When there was no real contest in the Republican primary, I'd vote in the Democrat primary, vote for the person who I thought would be the weakest opponent for Republican.

In the general election...

Stephanopoulos: Supporting President Bush, is that what you're saying?

Mitt Romney: Look, I've taken every occasion to vote against Ted Kennedy, he's a good friend, but Ted Kennedy, Tip O'Neill, they're my Congressman and Senator.

I go in their primary, just like a lot of other folks, and voted against the person who I thought was the strongest Democrat.

Now, that happens in America today, but let me tell you, in the general election, I don't recall ever once voting for anyone other than a Republican.

So, yes, as an Independent, I'll go in and play in their primary, but I'm a Republican and have been through my life. I was with Young Republicans when I was in college back at Stanford, but a registered Independent, so I could vote in either primary.

Stephanopoulos: Now you describe yourself as a Reagan Republican. Describe the journey.

Mitt Romney: Well, there is a change there, which is back in the, I guess, early '80s or so, I was really concerned about, well, what President Bush -- well, then it was Vice President George Herbert Walker Bush, called voodoo economics and I wondered if that would work.

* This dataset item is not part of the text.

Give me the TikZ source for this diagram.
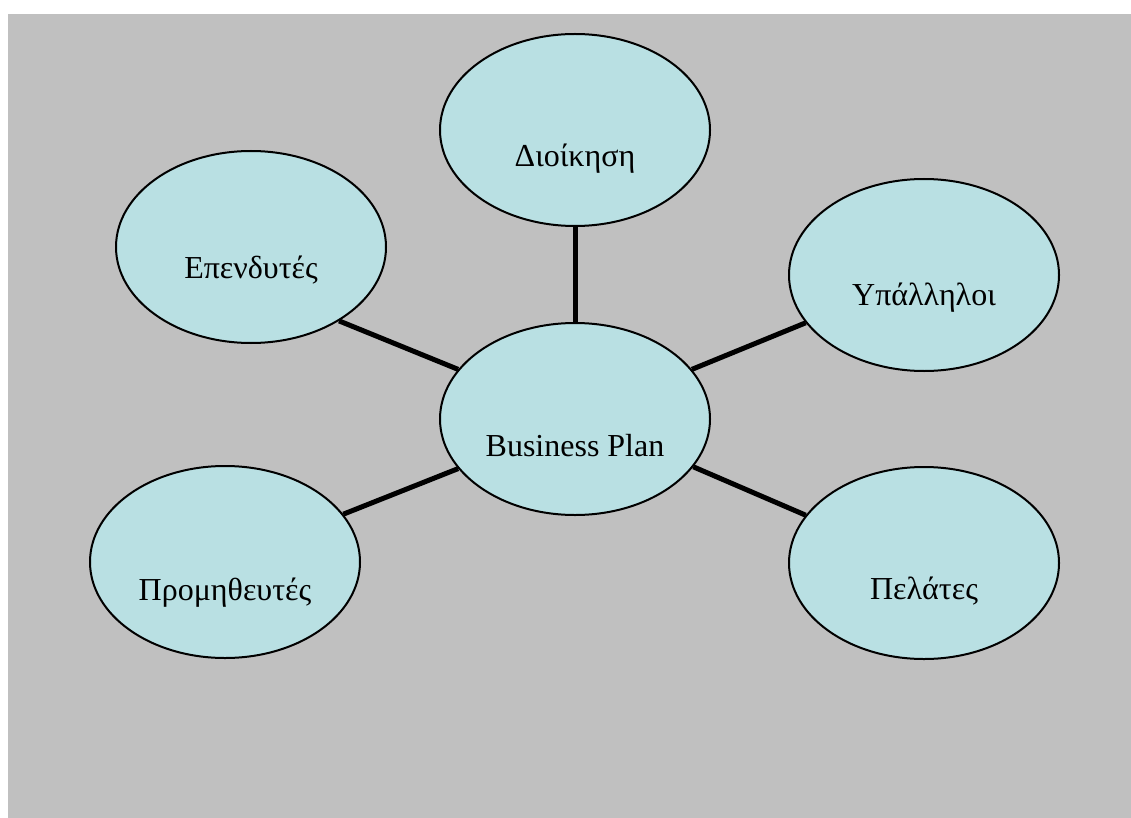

Well, you know what? The Reagan economics did work, him cutting taxes and cutting back on spending stimulated our economies. From 1982, America has created, what, 30-40 million new jobs. Europe and Japan have created almost none.

The Reagan revolution of lower government taxation, lower spending, boosting our military strength, those things helped create a world which is very favorable today.

So I've become a believer. The older I get, the smarter Ronald Reagan gets.

And when I ran for governor, there's no question, the principles that Ronald Reagan espoused were the basis of my campaign. I said I would not raise taxes, despite a $3 billion deficit in our state.

I said I wouldn't borrow more money, I'd hold onto our borrowing cap, and, by doing that, I'm convinced we were able to turn the state around, add thousands of new jobs.